THE WORD “trying” readily comes to Jeff Gaitskill in describing the ongoing pugilistic rand vs dollar exchange - every exporter’s nightmare - yet Airline Cargo Resources (ACR) has shrugged aside such adversity and charted a firm course ahead.
“We are looking forward to a successful 2004 as many prospects are in the pipeline. From an airline perspective, a number of airlines are talking to us and I am confident we will bring on board several new customers for cargo handling and even GSA representation,” says Gaitskill, Cape Town branch manager for ACR.
He recalls with some rancour that the rand stood at R12.31 against the dollar in December 2002; a year later it was R6,24 to the dollar.
“That means we had to work twice as hard in 2003 as the previous year but we and our airline clients separated the men from the boys by coming through it.”

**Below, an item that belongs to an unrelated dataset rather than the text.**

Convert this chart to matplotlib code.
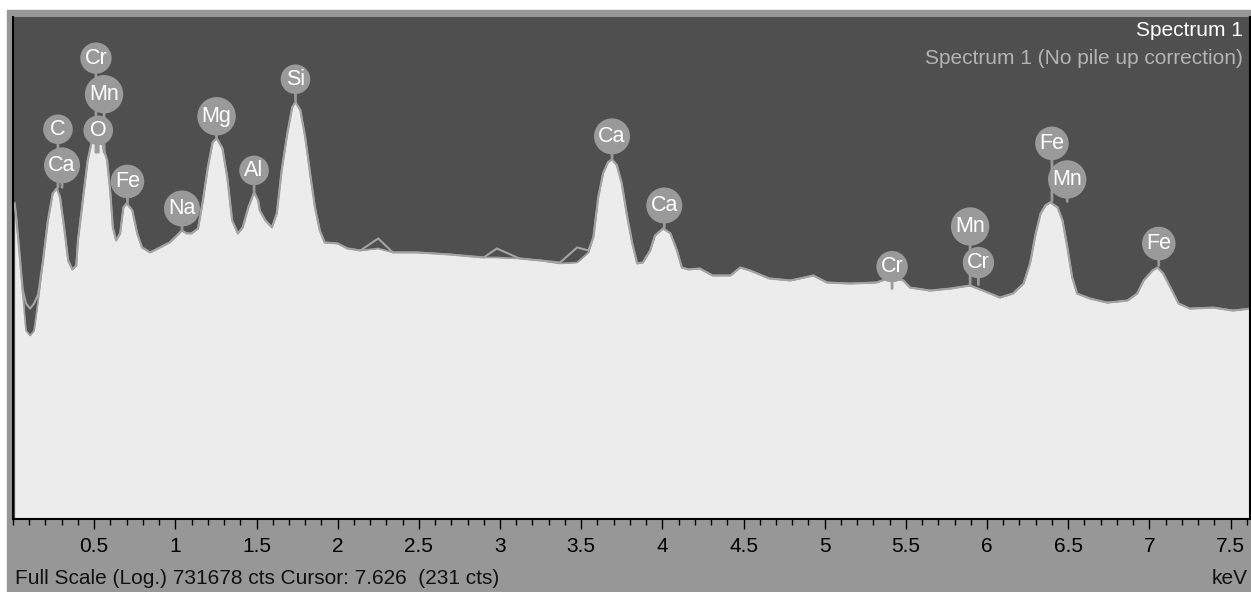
import numpy as np
import matplotlib.pyplot as plt
from matplotlib.patches import Rectangle
from matplotlib.ticker import MultipleLocator, NullLocator

plt.rcParams["font.family"] = ["Liberation Sans", "DejaVu Sans"]

# spectrum: energy (keV) and counts
energy = [
    0.01, 0.02, 0.04, 0.06, 0.08, 0.105, 0.13, 0.155, 0.185, 0.215,
    0.245, 0.27, 0.29, 0.315, 0.34, 0.365, 0.39, 0.40, 0.43, 0.46,
    0.487, 0.518, 0.555, 0.58, 0.60, 0.615, 0.635, 0.66, 0.68, 0.70,
    0.735, 0.765, 0.795, 0.845, 0.905, 0.965, 1.01, 1.04, 1.07, 1.10,
    1.14, 1.17, 1.20, 1.23, 1.255, 1.29, 1.32, 1.35, 1.385, 1.415,
    1.45, 1.485, 1.51, 1.52, 1.555, 1.595, 1.625, 1.655, 1.69, 1.72,
    1.74, 1.77, 1.80, 1.83, 1.86, 1.89, 1.92, 2.00, 2.06, 2.14,
    2.25, 2.34, 2.49, 2.69, 2.90, 2.98, 3.12, 3.25, 3.37, 3.475,
    3.545, 3.575, 3.605, 3.635, 3.665, 3.69, 3.72, 3.75, 3.78, 3.815,
    3.845, 3.88, 3.925, 3.955, 4.005, 4.05, 4.09, 4.12, 4.16, 4.23,
    4.31, 4.42, 4.48, 4.54, 4.66, 4.79, 4.93, 5.015, 5.155, 5.32,
    5.405, 5.485, 5.525, 5.65, 5.775, 5.895, 5.975, 6.08, 6.16, 6.225,
    6.265, 6.30, 6.33, 6.36, 6.39, 6.435, 6.465, 6.495, 6.525, 6.555,
    6.635, 6.74, 6.865, 6.925, 6.965, 7.02, 7.05, 7.085, 7.13, 7.18,
    7.25, 7.395, 7.515, 7.62,
]
counts = [
    4860, 3340, 1265, 430, 159, 139, 159, 356, 1047, 3076,
    6370, 7290, 5720, 2548, 1047, 822, 915, 1795, 5275, 15500,
    26600, 48100, 22000, 15500, 6370, 2548, 1795, 2168, 4370, 4860,
    4030, 2168, 1486, 1300, 1486, 1700, 2053, 2350, 2168, 2168,
    2480, 5275, 12830, 25200, 28050, 21430, 9800, 3076, 2168, 2548,
    4370, 6545, 5275, 4030, 3076, 2548, 3715, 11840, 32100, 64700,
    74000, 59700, 28800, 10920, 4370, 2350, 1700, 1655, 1446, 1371,
    1446, 1300, 1300, 1231, 1135, 1135, 1105, 1047, 966, 992,
    1300, 1946, 5720, 10920, 14690, 15920, 13550, 8340, 3715, 1655,
    966, 992, 1371, 2053, 2480, 2168, 1371, 867, 822, 844,
    699, 699, 867, 800, 645, 611, 699, 579, 563, 579,
    662, 611, 506, 466, 492, 534, 466, 386, 430, 563,
    966, 2168, 3715, 4610, 5000, 4370, 3076, 1486, 662, 430,
    376, 337, 356, 430, 611, 800, 867, 738, 506, 329,
    287, 295, 272, 287,
]
# same spectrum without pile up correction (grey trace)
counts_raw = [
    4860, 3340, 1265, 480, 330, 287, 330, 420, 1047, 3076,
    6370, 7290, 5720, 2548, 1047, 822, 915, 1795, 5275, 15500,
    26600, 48100, 22000, 15500, 6370, 2548, 1795, 2168, 4370, 4860,
    4030, 2168, 1486, 1300, 1486, 1700, 2053, 2350, 2168, 2168,
    2480, 5275, 12830, 25200, 28050, 21430, 9800, 3076, 2168, 2548,
    4370, 6545, 5275, 4030, 3076, 2548, 3715, 11840, 32100, 64700,
    74000, 59700, 28800, 10920, 4370, 2350, 1700, 1655, 1446, 1371,
    1893, 1300, 1300, 1231, 1135, 1446, 1105, 1047, 992, 1486,
    1371, 1946, 5720, 10920, 14690, 15920, 13550, 8340, 3715, 1655,
    966, 992, 1371, 2053, 2480, 2168, 1371, 867, 822, 844,
    699, 699, 867, 800, 645, 611, 699, 579, 563, 579,
    662, 611, 506, 466, 492, 534, 466, 386, 430, 563,
    966, 2168, 3715, 4610, 5000, 4370, 3076, 1486, 662, 430,
    376, 337, 356, 430, 611, 800, 867, 738, 506, 329,
    287, 295, 272, 287,
]

# peak labels: element, energy of stem, counts where the stem ends, stack level
label_names = ["C", "Ca", "Cr", "Mn", "O", "Fe", "Na", "Mg", "Al", "Si",
               "Ca", "Ca", "Cr", "Mn", "Cr", "Fe", "Mn", "Fe"]
label_energy = [0.277, 0.302, 0.511, 0.561, 0.525, 0.705, 1.041, 1.254, 1.485, 1.74,
                3.69, 4.012, 5.415, 5.896, 5.947, 6.40, 6.494, 7.058]
label_base = [7490, 7490, 19230, 19230, 19230, 4860, 2350, 28050, 6545, 76000,
              16360, 2548, 492, 548, 548, 5130, 5130, 915]
label_level = [1, 0, 2, 1, 0, 0, 0, 0, 0, 0,
               0, 0, 0, 1, 0, 1, 0, 0]

full_scale = 731678
tick_labels = ["0.5", "1", "1.5", "2", "2.5", "3", "3.5", "4",
               "4.5", "5", "5.5", "6", "6.5", "7", "7.5"]

W, H = 1251, 592
fig = plt.figure(figsize=(W / 100, H / 100), dpi=100)
fig.patch.set_facecolor("white")
fig.add_artist(Rectangle((7 / W, 0), 1 - 7 / W, (H - 10) / H,
                         transform=fig.transFigure, color="#979797", zorder=0))

ax = fig.add_axes([13 / W, 1 - 519 / H, (1250 - 13) / W, (519 - 17) / H])
ax.set_facecolor("#4f4f4f")
ax.set_yscale("log")

ax.fill_between(energy, counts, 1, color="#ececec", lw=0, zorder=1)
ax.plot(energy, counts, color="#a0a0a0", lw=1.2, zorder=2)
ax.plot(energy, counts_raw, color="#a3a3a3", lw=1.5, zorder=2)

ax.set_xlim(0, 7.62)
ax.set_ylim(1, full_scale)
ax.yaxis.set_major_locator(NullLocator())
ax.yaxis.set_minor_locator(NullLocator())
ax.set_xticks(np.arange(0.5, 7.6, 0.5))
ax.set_xticklabels(tick_labels)
ax.xaxis.set_minor_locator(MultipleLocator(0.1))
ax.tick_params(axis="x", which="major", direction="out", length=7, width=1,
               pad=6, labelsize=15, colors="black")
ax.tick_params(axis="x", which="minor", direction="out", length=4, width=1,
               colors="black")
for side in ["left", "right", "bottom"]:
    ax.spines[side].set_color("black")
    ax.spines[side].set_linewidth(1.5)
ax.spines["top"].set_visible(False)

for name, e, base, lvl in zip(label_names, label_energy, label_base, label_level):
    ax.annotate(name, xy=(e, base), xytext=(0, 15.8 + 26 * lvl),
                textcoords="offset points", ha="center", va="center",
                color="white", fontsize=15.5, zorder=6 - lvl,
                bbox=dict(boxstyle="circle,pad=0.2", fc="#9a9a9a", ec="none"),
                arrowprops=dict(arrowstyle="-", color="#9a9a9a", lw=2,
                                shrinkA=0, shrinkB=0))

fig.text(1243 / W, 1 - 31 / H, "Spectrum 1", color="white", fontsize=15,
         ha="right", va="center")
fig.text(1243 / W, 1 - 59 / H, "Spectrum 1 (No pile up correction)",
         color="#b4b4b4", fontsize=15, ha="right", va="center")
fig.text(15 / W, 1 - 578 / H,
         "Full Scale (Log.) %d cts Cursor: 7.626  (231 cts)" % full_scale,
         color="#111111", fontsize=15, ha="left", va="center")
fig.text(1248 / W, 1 - 578 / H, "keV", color="#111111", fontsize=15,
         ha="right", va="center")

fig.savefig("out.png", dpi=100)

The up-down monetary scenario notwithstanding, last October saw Kenya Airways join up with ACR when it inaugurated a new direct Nairobi-Cape Town service utilising a Boeing 737-700 - the only African carrier flying direct to Cape Town.
Gaitskill professes to being amazed at the three-ton cargo lift achieved per Kenya Airways flight. “For an airline of its size, Kenya Airways is proving remarkable and the direct service has been welcomed with open arms by the market.”
Also eliciting a “fantastic response”, leading to a full-time, twice-weekly, scheduled charter service was the launch in November by AV8 Air.Com between Manchester and Cape Town, once again utilising ACR’s services. (It is the only airline to include Dublin on the return leg to Manchester).
One of ACR’s success stories is really its trucking facility, ACR Road Feeder Services, which operates a scheduled 16-hour service between Cape Town and Johannesburg and is contracted by more than 25 airlines as the road carrier of choice. Almost 40 tons a week is moved northbound and 25 tons southbound.
“That really makes us an extension of an airline,” observes Gaitskill. “Domestic airfreight is expensive in South Africa and our road service is certainly the more affordable option.”
ACR Cape Town also takes care of the cargo handling needs of Lufthansa (seven flights a week) and Air Namibia, which operates three times a day including two flights a week with the Boeing
747-400 uplifting 45 tons on average per flight.